>> begin DATA SEGMENT
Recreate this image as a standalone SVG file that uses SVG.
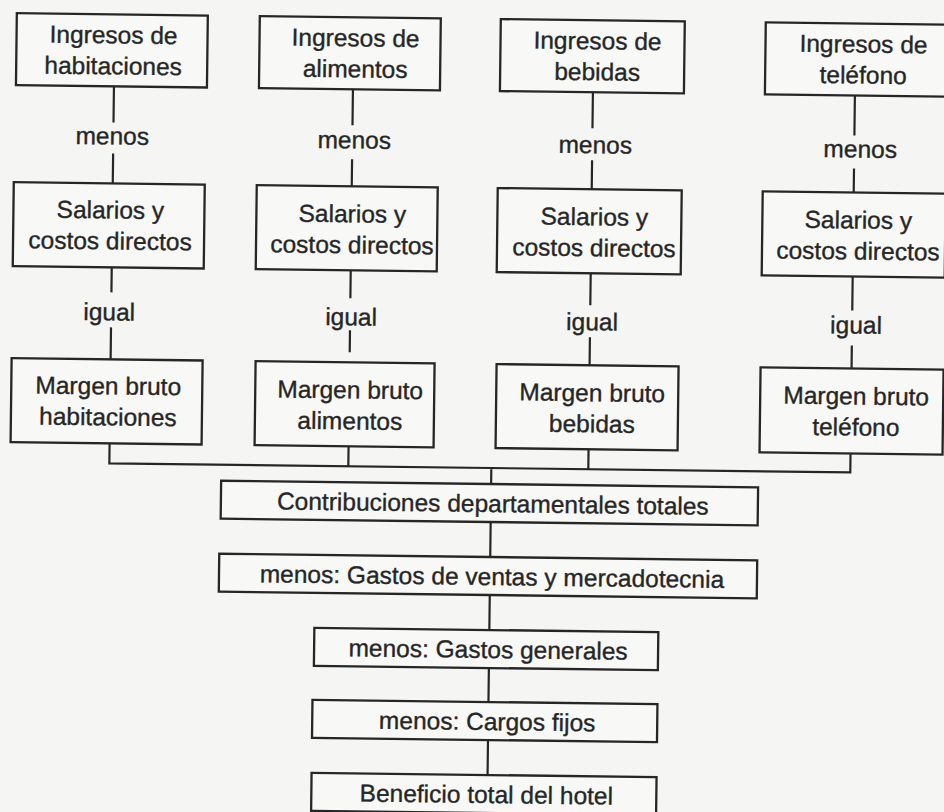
<svg xmlns="http://www.w3.org/2000/svg" width="944" height="812" viewBox="0 0 944 812">
<style>
.bg{fill:#f5f5f4}
.box{fill:#f8f8f7;stroke:#262626;stroke-width:2.3}
.t{font-family:"Liberation Sans",Arial,Helvetica,sans-serif;font-size:24.5px;fill:#262626;stroke:#262626;stroke-width:0.35;text-anchor:middle}
.c{fill:none;stroke:#262626;stroke-width:2.2}
</style>
<rect class="bg" x="0" y="0" width="944" height="812"/>
<g transform="rotate(0.7)">
<g id="connectors">
<path class="c" d="M115,85V121M115,152V182M115,266V291M115,326V358"/>
<path class="c" d="M354,85V121M354,155V182M354,266V294M354,326V348"/>
<path class="c" d="M594,85V121M594,153V182M594,266V298M594,330V358"/>
<path class="c" d="M856,85V125M856,158V182M856,266V300M856,335V358"/>
<path class="c" d="M115,442V462H856V442M354,442V462M594,442V462M497,462V478"/>
<path class="c" d="M497,516V551M497,589V624M497,662V696M497,734V769"/>
</g>
<g id="lbl-menos-1"><text class="t" x="114" y="143">menos</text></g>
<g id="lbl-menos-2"><text class="t" x="356" y="144">menos</text></g>
<g id="lbl-menos-3"><text class="t" x="597" y="146">menos</text></g>
<g id="lbl-menos-4"><text class="t" x="862" y="147">menos</text></g>
<g id="lbl-igual-1"><text class="t" x="113" y="319">igual</text></g>
<g id="lbl-igual-2"><text class="t" x="355" y="321">igual</text></g>
<g id="lbl-igual-3"><text class="t" x="596" y="323">igual</text></g>
<g id="lbl-igual-4"><text class="t" x="860" y="323">igual</text></g>

<g id="ingresos-habitaciones"><rect class="box" x="17" y="13" width="191" height="72"/><text class="t" x="114" y="42">Ingresos de</text><text class="t" x="114" y="73">habitaciones</text></g>
<g id="ingresos-alimentos"><rect class="box" x="260" y="13" width="181" height="72"/><text class="t" x="356" y="42">Ingresos de</text><text class="t" x="356" y="73">alimentos</text></g>
<g id="ingresos-bebidas"><rect class="box" x="501" y="13" width="184" height="72"/><text class="t" x="598" y="42">Ingresos de</text><text class="t" x="598" y="73">bebidas</text></g>
<g id="ingresos-telefono"><rect class="box" x="766" y="13" width="182" height="72"/><text class="t" x="864" y="42">Ingresos de</text><text class="t" x="864" y="73">teléfono</text></g>

<g id="salarios-1"><rect class="box" x="16" y="182" width="191" height="84"/><text class="t" x="113" y="217">Salarios y</text><text class="t" x="113" y="248">costos directos</text></g>
<g id="salarios-2"><rect class="box" x="259" y="182" width="181" height="84"/><text class="t" x="355" y="218">Salarios y</text><text class="t" x="355" y="249">costos directos</text></g>
<g id="salarios-3"><rect class="box" x="500" y="182" width="184" height="84"/><text class="t" x="597" y="218">Salarios y</text><text class="t" x="597" y="249">costos directos</text></g>
<g id="salarios-4"><rect class="box" x="765" y="182" width="183" height="84"/><text class="t" x="861" y="218">Salarios y</text><text class="t" x="861" y="249">costos directos</text></g>

<g id="margen-habitaciones"><rect class="box" x="16" y="358" width="191" height="84"/><text class="t" x="113" y="393">Margen bruto</text><text class="t" x="113" y="424">habitaciones</text></g>
<g id="margen-alimentos"><rect class="box" x="260" y="358" width="179" height="84"/><text class="t" x="355" y="394">Margen bruto</text><text class="t" x="355" y="425">alimentos</text></g>
<g id="margen-bebidas"><rect class="box" x="501" y="358" width="182" height="84"/><text class="t" x="597" y="394">Margen bruto</text><text class="t" x="597" y="425">bebidas</text></g>
<g id="margen-telefono"><rect class="box" x="765" y="358" width="183" height="85"/><text class="t" x="861" y="394">Margen bruto</text><text class="t" x="861" y="425">teléfono</text></g>

<g id="contribuciones"><rect class="box" x="227" y="478" width="537" height="38"/><text class="t" x="499" y="506">Contribuciones departamentales totales</text></g>
<g id="gastos-ventas"><rect class="box" x="226" y="551" width="538" height="38"/><text class="t" x="499" y="579">menos: Gastos de ventas y mercadotecnia</text></g>
<g id="gastos-generales"><rect class="box" x="322" y="624" width="344" height="38"/><text class="t" x="496" y="652">menos: Gastos generales</text></g>
<g id="cargos-fijos"><rect class="box" x="321" y="696" width="345" height="38"/><text class="t" x="496" y="724">menos: Cargos fijos</text></g>
<g id="beneficio"><rect class="box" x="321" y="769" width="345" height="38"/><text class="t" x="496" y="797">Beneficio total del hotel</text></g>
</g>
</svg>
>> end DATA SEGMENT
- STATED EXERCISE
Retype the listing exactly. Pictures do not belong in the copy.

- TASK RESULT
Recreate this image as a standalone SVG file that uses SVG.
<svg xmlns="http://www.w3.org/2000/svg" width="944" height="812" viewBox="0 0 944 812">
<style>
.bg{fill:#f5f5f4}
.box{fill:#f8f8f7;stroke:#262626;stroke-width:2.3}
.t{font-family:"Liberation Sans",Arial,Helvetica,sans-serif;font-size:24.5px;fill:#262626;stroke:#262626;stroke-width:0.35;text-anchor:middle}
.c{fill:none;stroke:#262626;stroke-width:2.2}
</style>
<rect class="bg" x="0" y="0" width="944" height="812"/>
<g transform="rotate(0.7)">
<g id="connectors">
<path class="c" d="M115,85V121M115,152V182M115,266V291M115,326V358"/>
<path class="c" d="M354,85V121M354,155V182M354,266V294M354,326V348"/>
<path class="c" d="M594,85V121M594,153V182M594,266V298M594,330V358"/>
<path class="c" d="M856,85V125M856,158V182M856,266V300M856,335V358"/>
<path class="c" d="M115,442V462H856V442M354,442V462M594,442V462M497,462V478"/>
<path class="c" d="M497,516V551M497,589V624M497,662V696M497,734V769"/>
</g>
<g id="lbl-menos-1"><text class="t" x="114" y="143">menos</text></g>
<g id="lbl-menos-2"><text class="t" x="356" y="144">menos</text></g>
<g id="lbl-menos-3"><text class="t" x="597" y="146">menos</text></g>
<g id="lbl-menos-4"><text class="t" x="862" y="147">menos</text></g>
<g id="lbl-igual-1"><text class="t" x="113" y="319">igual</text></g>
<g id="lbl-igual-2"><text class="t" x="355" y="321">igual</text></g>
<g id="lbl-igual-3"><text class="t" x="596" y="323">igual</text></g>
<g id="lbl-igual-4"><text class="t" x="860" y="323">igual</text></g>

<g id="ingresos-habitaciones"><rect class="box" x="17" y="13" width="191" height="72"/><text class="t" x="114" y="42">Ingresos de</text><text class="t" x="114" y="73">habitaciones</text></g>
<g id="ingresos-alimentos"><rect class="box" x="260" y="13" width="181" height="72"/><text class="t" x="356" y="42">Ingresos de</text><text class="t" x="356" y="73">alimentos</text></g>
<g id="ingresos-bebidas"><rect class="box" x="501" y="13" width="184" height="72"/><text class="t" x="598" y="42">Ingresos de</text><text class="t" x="598" y="73">bebidas</text></g>
<g id="ingresos-telefono"><rect class="box" x="766" y="13" width="182" height="72"/><text class="t" x="864" y="42">Ingresos de</text><text class="t" x="864" y="73">teléfono</text></g>

<g id="salarios-1"><rect class="box" x="16" y="182" width="191" height="84"/><text class="t" x="113" y="217">Salarios y</text><text class="t" x="113" y="248">costos directos</text></g>
<g id="salarios-2"><rect class="box" x="259" y="182" width="181" height="84"/><text class="t" x="355" y="218">Salarios y</text><text class="t" x="355" y="249">costos directos</text></g>
<g id="salarios-3"><rect class="box" x="500" y="182" width="184" height="84"/><text class="t" x="597" y="218">Salarios y</text><text class="t" x="597" y="249">costos directos</text></g>
<g id="salarios-4"><rect class="box" x="765" y="182" width="183" height="84"/><text class="t" x="861" y="218">Salarios y</text><text class="t" x="861" y="249">costos directos</text></g>

<g id="margen-habitaciones"><rect class="box" x="16" y="358" width="191" height="84"/><text class="t" x="113" y="393">Margen bruto</text><text class="t" x="113" y="424">habitaciones</text></g>
<g id="margen-alimentos"><rect class="box" x="260" y="358" width="179" height="84"/><text class="t" x="355" y="394">Margen bruto</text><text class="t" x="355" y="425">alimentos</text></g>
<g id="margen-bebidas"><rect class="box" x="501" y="358" width="182" height="84"/><text class="t" x="597" y="394">Margen bruto</text><text class="t" x="597" y="425">bebidas</text></g>
<g id="margen-telefono"><rect class="box" x="765" y="358" width="183" height="85"/><text class="t" x="861" y="394">Margen bruto</text><text class="t" x="861" y="425">teléfono</text></g>

<g id="contribuciones"><rect class="box" x="227" y="478" width="537" height="38"/><text class="t" x="499" y="506">Contribuciones departamentales totales</text></g>
<g id="gastos-ventas"><rect class="box" x="226" y="551" width="538" height="38"/><text class="t" x="499" y="579">menos: Gastos de ventas y mercadotecnia</text></g>
<g id="gastos-generales"><rect class="box" x="322" y="624" width="344" height="38"/><text class="t" x="496" y="652">menos: Gastos generales</text></g>
<g id="cargos-fijos"><rect class="box" x="321" y="696" width="345" height="38"/><text class="t" x="496" y="724">menos: Cargos fijos</text></g>
<g id="beneficio"><rect class="box" x="321" y="769" width="345" height="38"/><text class="t" x="496" y="797">Beneficio total del hotel</text></g>
</g>
</svg>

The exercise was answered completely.